Much of the business model problem faced by mobile and fixed access service providers in mature markets is that former key revenue drivers now arguably are valuable features--but just that, valuable features--and not dominant revenue drivers.
In the case of voice, absolute usage of voice services is falling, and in many cases absolute numbers of account sold also are in decline. And while message volumes might not be tumbling as much, most of the messaging volume growth occurs on the over-the-top messaging apps.

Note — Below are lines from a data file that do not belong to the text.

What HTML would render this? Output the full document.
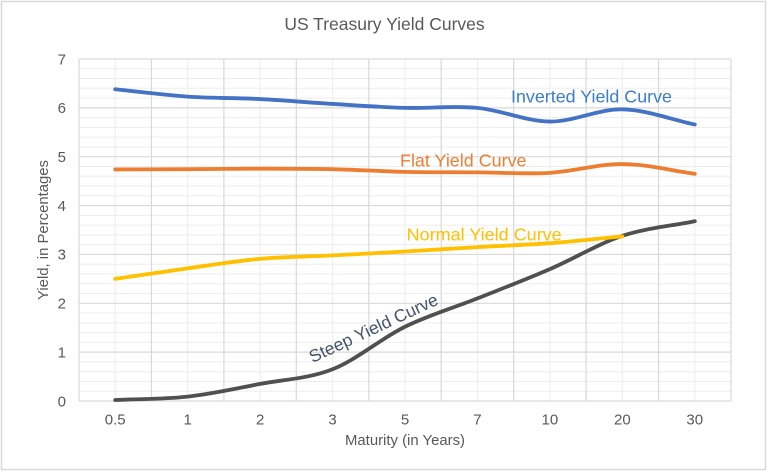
<!DOCTYPE html>
<html>
<head>
<meta charset="utf-8">
<style>
html,body{margin:0;padding:0;background:#fff;}
svg{display:block;}
text{font-family:"Liberation Sans",Arial,sans-serif;}
</style>
</head>
<body>
<svg width="768" height="472" viewBox="0 0 768 472" xmlns="http://www.w3.org/2000/svg">
<rect x="0" y="0" width="768" height="472" fill="#ffffff"/>
<rect x="1.5" y="1.5" width="764" height="468" fill="none" stroke="#d9d9d9" stroke-width="1.5"/>

<text x="384.5" y="30" font-size="17.5" fill="#595959" text-anchor="middle">US Treasury Yield Curves</text>

<!-- minor horizontal gridlines -->
<g stroke="#ededed" stroke-width="1" fill="none">
<path d="M79,391.23H731M79,381.46H731M79,371.69H731M79,361.91H731
M79,342.37H731M79,332.60H731M79,322.83H731M79,313.06H731
M79,293.51H731M79,283.74H731M79,273.97H731M79,264.20H731
M79,244.66H731M79,234.89H731M79,225.11H731M79,215.34H731
M79,195.80H731M79,186.03H731M79,176.26H731M79,166.49H731
M79,146.94H731M79,137.17H731M79,127.40H731M79,117.63H731
M79,98.09H731M79,88.31H731M79,78.54H731M79,68.77H731"/>
<path d="M115.22,59V401M187.67,59V401M260.11,59V401M332.56,59V401M405,59V401M477.44,59V401M549.89,59V401M622.33,59V401M694.78,59V401"/>
</g>
<!-- major gridlines -->
<g stroke="#d9d9d9" stroke-width="1.2" fill="none">
<path d="M79,352.14H731M79,303.29H731M79,254.43H731M79,205.57H731M79,156.71H731M79,107.86H731M79,59H731"/>
<path d="M79,59V401M151.44,59V401M223.89,59V401M296.33,59V401M368.78,59V401M441.22,59V401M513.67,59V401M586.11,59V401M658.56,59V401M731,59V401"/>
<path d="M79,401H731"/>
</g>

<!-- series -->
<g fill="none" stroke-width="3.8" stroke-linecap="round" stroke-linejoin="round">
<path stroke="#ED7D31" d="M115.22,169.42
C139.37,169.34 163.52,169.29 187.67,169.17
C211.82,169.05 235.96,168.68 260.11,168.68
C284.26,168.68 308.41,168.64 332.56,169.17
C356.71,169.70 380.85,171.33 405,171.86
C429.15,172.39 453.29,172.19 477.44,172.35
C501.59,172.51 525.74,174.23 549.89,172.84
C574.04,171.45 598.18,163.88 622.33,164.04
C646.48,164.20 670.63,170.55 694.78,173.81"/>
<path stroke="#4472C4" d="M115.22,89.29
C139.37,91.73 163.52,94.99 187.67,96.62
C211.82,98.25 235.96,97.84 260.11,99.06
C284.26,100.28 308.41,102.48 332.56,103.95
C356.71,105.42 380.85,107.21 405,107.86
C429.15,108.51 453.29,105.58 477.44,107.86
C501.59,110.14 525.74,121.30 549.89,121.54
C574.04,121.78 598.18,108.83 622.33,109.32
C646.48,109.81 670.63,119.42 694.78,124.47"/>
<path stroke="#505050" d="M115.22,400.02
C139.37,398.88 163.52,399.29 187.67,396.60
C211.82,393.91 235.96,388.46 260.11,383.90
C284.26,379.34 308.41,378.77 332.56,369.24
C356.71,359.71 380.85,338.55 405,326.74
C429.15,314.93 453.29,308.01 477.44,298.40
C501.59,288.79 525.74,279.51 549.89,269.09
C574.04,258.67 598.18,243.84 622.33,235.86
C646.48,227.88 670.63,226.09 694.78,221.21"/>
<path stroke="#FFC000" d="M115.22,278.86
C139.37,275.36 163.52,271.69 187.67,268.35
C211.82,265.01 235.96,260.99 260.11,258.83
C284.26,256.67 308.41,256.63 332.56,255.41
C356.71,254.19 380.85,252.89 405,251.50
C429.15,250.11 453.29,248.49 477.44,247.10
C501.59,245.71 525.74,244.98 549.89,243.19
C574.04,241.40 598.18,238.63 622.33,236.35"/>
</g>

<!-- series labels -->
<text x="511" y="102.7" font-size="17.5" fill="#3a7dcc" textLength="161" lengthAdjust="spacingAndGlyphs">Inverted Yield Curve</text>
<text x="400" y="166.7" font-size="17.5" fill="#ED7D31" textLength="126.5" lengthAdjust="spacingAndGlyphs">Flat Yield Curve</text>
<text x="406.7" y="240.6" font-size="17.5" fill="#FFC000" textLength="155" lengthAdjust="spacingAndGlyphs">Normal Yield Curve</text>
<text x="0" y="0" font-size="17.5" fill="#44546A" text-anchor="middle" transform="translate(376,333.5) rotate(-25)">Steep Yield Curve</text>

<!-- y tick labels -->
<g font-size="15" fill="#595959" text-anchor="end">
<text x="66" y="406.3">0</text>
<text x="66" y="357.4">1</text>
<text x="66" y="308.6">2</text>
<text x="66" y="259.7">3</text>
<text x="66" y="210.9">4</text>
<text x="66" y="162">5</text>
<text x="66" y="113.2">6</text>
<text x="66" y="64.3">7</text>
</g>

<!-- x tick labels -->
<g font-size="15" fill="#595959" text-anchor="middle">
<text x="115.22" y="424.6">0.5</text>
<text x="187.67" y="424.6">1</text>
<text x="260.11" y="424.6">2</text>
<text x="332.56" y="424.6">3</text>
<text x="405" y="424.6">5</text>
<text x="477.44" y="424.6">7</text>
<text x="549.89" y="424.6">10</text>
<text x="622.33" y="424.6">20</text>
<text x="694.78" y="424.6">30</text>
</g>

<text x="405" y="445" font-size="14.5" fill="#595959" text-anchor="middle" textLength="120" lengthAdjust="spacingAndGlyphs">Maturity (in Years)</text>
<text x="0" y="0" font-size="14.5" fill="#595959" text-anchor="middle" transform="translate(48,230) rotate(-90)" textLength="140" lengthAdjust="spacingAndGlyphs">Yield, in Percentages</text>
</svg>
</body>
</html>
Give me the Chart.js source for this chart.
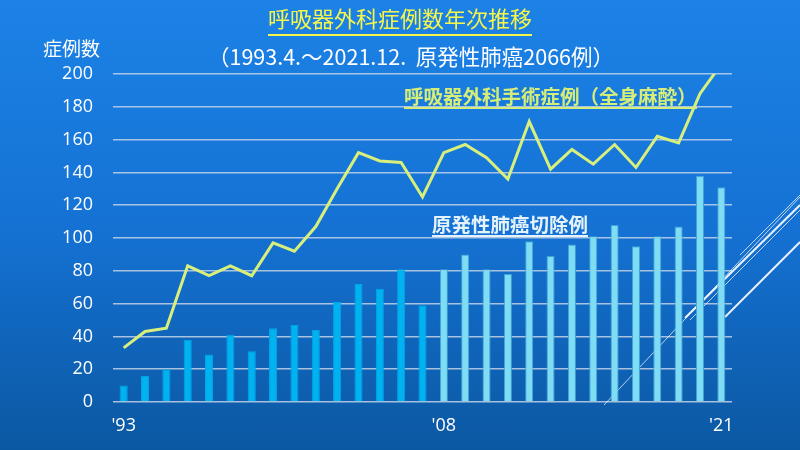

In other words, the ability to make a call is a valuable and essential feature, but arguably not the key reason people buy smartphones and use mobile networks. With the exception of entertainment video, even mobile internet access, which has recently driven revenue growth, sees average revenue per user pressure.
That conversion of “revenue-generating services” to “useful features” can be seen clearly in OTT voice and messaging. Despite much hope in some quarters that service providers could create their own VoIP services that generated revenue comparable to legacy voice, that has been hard to achieve.
In the U.S. market, only cable operators generally were able to do so, and then only because their legacy revenue from voice was “zero.” Generally speaking, VoIP has shown a pattern of disrupting and then largely destroying the legacy markets.
Eventually, that is going to work out in a predictable manner: mobile internet access will be an essential feature of a smartphone service, but perhaps not a growing driver of revenue. Shockingly, for some, mobile internet access might actually become a declining revenue source.
Although 51 percent of U.S. households are mobile-only for voice, and about 70 percent of Millennials (25 to 34) are mobile-only for voice, voice does not get used much.
About 53 percent of respondents to a Gallup survey reported they use a home landline “not at all,” while 44 percent reported using a mobile phone for calling “a little,” and 38 percent said they used mobile voice “a lot.”
Fully 68 percent of 18- to 29-year-olds who were part of a Gallup study in 2014 said that they texted “a lot” the previous day; compared to 47 percent among 30- to 49-year-olds and 26 percent among 50- to 64-year-olds.
Average monthly voice minutes used by 18-year-olds to 34-year-olds plummeted from about 1,200 in 2008 to 900 in 2010. Texting among 18- to 24-year-olds more than doubled over this period, soaring from 600 to over 1,400 texts a month.